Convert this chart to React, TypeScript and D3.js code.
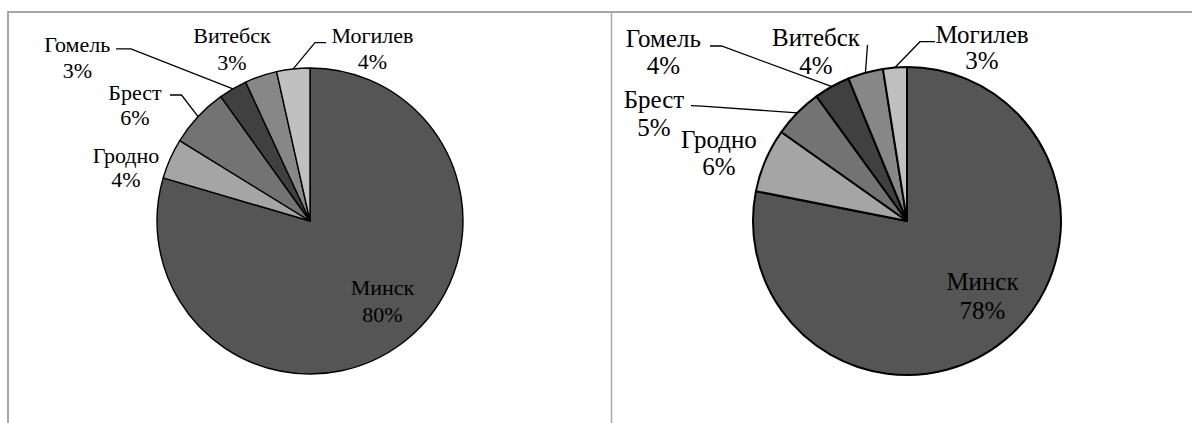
import React from "react";
import * as d3 from "d3";

// ---- data ----
const regions = ["Минск", "Гродно", "Брест", "Гомель", "Витебск", "Могилев"];
const valuesLeft = [79.5, 4.25, 6.3, 3.0, 3.4, 3.5];
const valuesRight = [78.1, 6.7, 5.2, 3.8, 3.7, 2.5];
const pctLeft = ["80%", "4%", "6%", "3%", "3%", "4%"];
const pctRight = ["78%", "6%", "5%", "4%", "4%", "3%"];
const sliceColors = ["#555555", "#a5a5a5", "#737373", "#404040", "#878787", "#c0c0c0"];

// ---- layout ----
const W = 1192;
const H = 423;
const FONT = "Liberation Serif, DejaVu Serif, serif";

type LabelPos = { x: number; y1: number; y2: number; fs: number };
type Leader = { i: number; pts: [number, number][] };
type ChartLayout = {
  cx: number;
  cy: number;
  r: number;
  stroke: number;
  labels: LabelPos[];
  leaders: Leader[];
  values: number[];
  pcts: string[];
};

const charts: ChartLayout[] = [
  {
    cx: 310,
    cy: 221,
    r: 153,
    stroke: 1.4,
    values: valuesLeft,
    pcts: pctLeft,
    labels: [
      { x: 382.5, y1: 294.7, y2: 322, fs: 22 },
      { x: 126, y1: 163.3, y2: 186.7, fs: 22 },
      { x: 135, y1: 100, y2: 125, fs: 22 },
      { x: 77.3, y1: 52.3, y2: 77.7, fs: 22 },
      { x: 232, y1: 43.3, y2: 70, fs: 22 },
      { x: 372.5, y1: 43.3, y2: 69, fs: 22 },
    ],
    leaders: [
      { i: 3, pts: [[116, 48.8], [131, 48.8]] },
      { i: 2, pts: [[170, 95], [181.5, 95]] },
      { i: 5, pts: [[326, 42.6], [315, 42.6]] },
    ],
  },
  {
    cx: 907,
    cy: 221,
    r: 154,
    stroke: 2,
    values: valuesRight,
    pcts: pctRight,
    labels: [
      { x: 982.5, y1: 289.7, y2: 318.7, fs: 25 },
      { x: 719, y1: 148.3, y2: 175, fs: 25 },
      { x: 654, y1: 108.3, y2: 135.7, fs: 25 },
      { x: 663.3, y1: 46.7, y2: 74.3, fs: 25 },
      { x: 816, y1: 45.7, y2: 74.3, fs: 25 },
      { x: 982, y1: 43.3, y2: 69, fs: 25 },
    ],
    leaders: [
      { i: 3, pts: [[710, 46], [721.5, 46]] },
      { i: 2, pts: [[691, 105.7], [702, 106.2]] },
      { i: 4, pts: [[867.5, 45]] },
      { i: 5, pts: [[935, 41.7], [920, 41.7]] },
    ],
  },
];

function PieChart({ c }: { c: ChartLayout }) {
  const pie = d3.pie<number>().sort(null).value((d) => d);
  const arcs = pie(c.values);
  const arc = d3.arc<d3.PieArcDatum<number>>().innerRadius(0).outerRadius(c.r);
  const edge = d3.arc<d3.PieArcDatum<number>>().innerRadius(c.r).outerRadius(c.r);
  const line = d3.line();
  return (
    <g>
      <g transform={`translate(${c.cx},${c.cy})`}>
        {arcs.map((a, i) => (
          <path
            key={i}
            d={arc(a) || ""}
            fill={sliceColors[i]}
            stroke="#000"
            strokeWidth={c.stroke}
            strokeLinejoin="round"
          />
        ))}
      </g>
      {c.leaders.map((l, k) => {
        const [ex, ey] = edge.centroid(arcs[l.i]);
        const pts: [number, number][] = [...l.pts, [c.cx + ex, c.cy + ey]];
        return (
          <path key={k} d={line(pts) || ""} fill="none" stroke="#000" strokeWidth={1.3} />
        );
      })}
      {c.labels.map((p, i) => (
        <text
          key={i}
          textAnchor="middle"
          style={{ fontFamily: FONT, fontSize: p.fs }}
          fill="#000"
        >
          <tspan x={p.x} y={p.y1}>{regions[i]}</tspan>
          <tspan x={p.x} y={p.y2}>{c.pcts[i]}</tspan>
        </text>
      ))}
    </g>
  );
}

export default function App() {
  return (
    <svg
      width={W}
      height={H}
      style={{ position: "absolute", left: 0, top: 0, background: "#fff" }}
    >
      <rect x={0} y={0} width={W} height={H} fill="#fff" />
      <line x1={7} x2={W} y1={12} y2={12} stroke="#a6a6a6" strokeWidth={2} />
      <line x1={8} x2={8} y1={11} y2={H} stroke="#a6a6a6" strokeWidth={2} />
      <line x1={611.5} x2={611.5} y1={11} y2={H} stroke="#a6a6a6" strokeWidth={1.5} />
      {charts.map((c, i) => (
        <PieChart key={i} c={c} />
      ))}
    </svg>
  );
}
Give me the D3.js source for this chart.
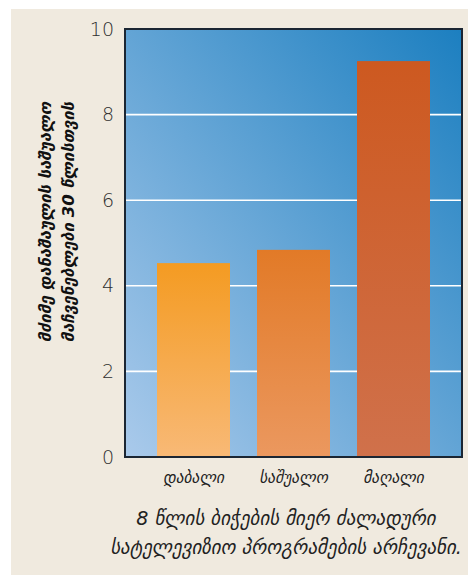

WHAT YOU WILL DO -
Using the listing above, show every line that includes the string "this".

TASK SOLUTION -
Convert this chart to React, TypeScript and D3.js code.
Give me the D3.js source for this chart.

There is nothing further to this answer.